Напомним попытки его создания: больше всех для этого сделал Толстой, точно угадав эту непредумышленность, спонтанность, безалаберность московского житья. Москва живет хаотично, открыто и не по средствам, как дом Ростовых, но в нужный момент все находится. Этот город настолько неуправляем, что москвичи, утверждает Толстой, не могли даже самостоятельно поджечь его после оставления — все сгорело само, как и все само делается в этом круглом городе. В нем правит любезное Толстому нерассуждающее, роевое начало. Любопытно, кстати, что и этому титану оказалось не под силу закрепить московскую мифологию: город слишком быстро менялся, строился, перестраивался, чтобы можно было зафиксировать легенду. Москва себя не бережет, не относится к себе как к историческому памятнику — так в иных семьях не хранят старых фотографий, так йоги считают воспоминания только растравляющим душу занятием; так Москва сносит свои старые постройки, нимало над ними не сентиментальничая. Однако Наташа Ростова, отдача обозов раненым и самовозгорание города в 1812 году как-то запомнились, пусть хоть благодаря школьной программе, и остались в памяти народной. Дальше вступил Островский, Колумб Замоскворечья, и вывел на подмостки Москву купеческую, толстую, архаичную, подобную мясному пирогу.
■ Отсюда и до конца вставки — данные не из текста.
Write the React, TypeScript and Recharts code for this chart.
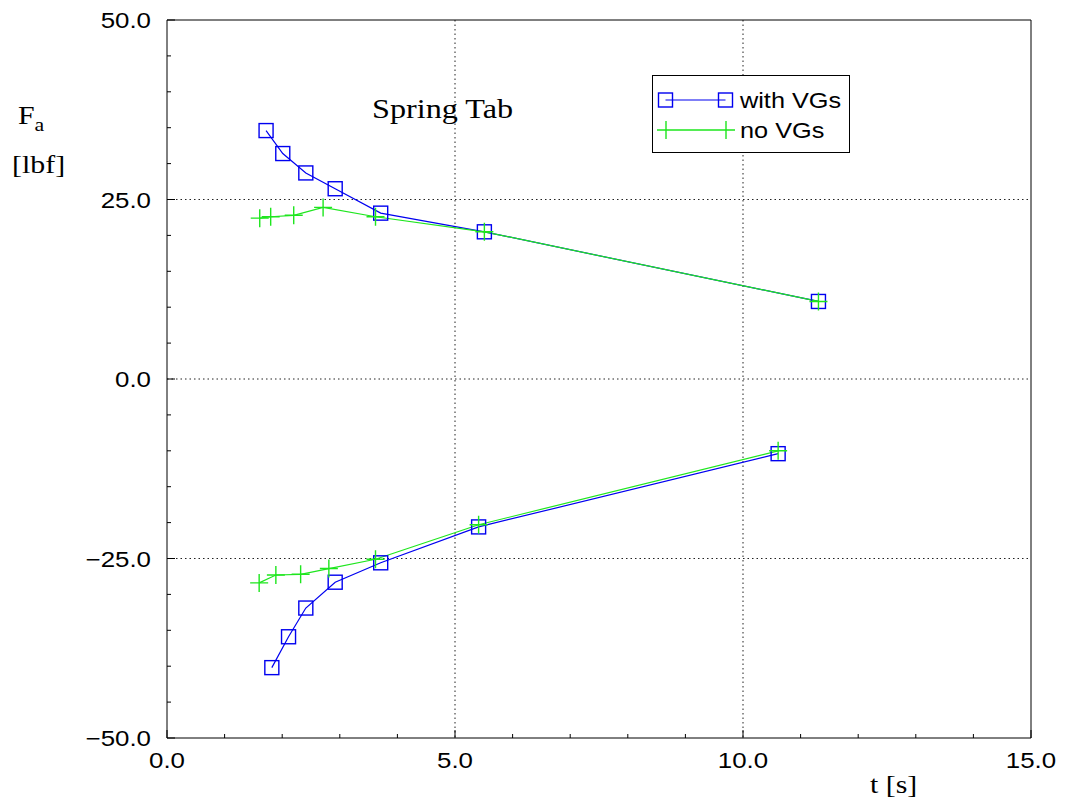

Закрепился образ Москвы грибоедовской, консервативно-косной, но образ подправленный, смягченный добрым нравом Островского: да-с, конечно-с, купечество, а все-таки с понятием. Безусловно, Москва консервативней, развалистей, медлительней Питера, но ведь и добрей! и шире! и разве потерпеть сплетни московских кумушек — такая уж непомерная плата за их же щедрое странноприимство? Короче, образ оформился; но мифа по-прежнему не было, и тут приехал киевлянин Булгаков.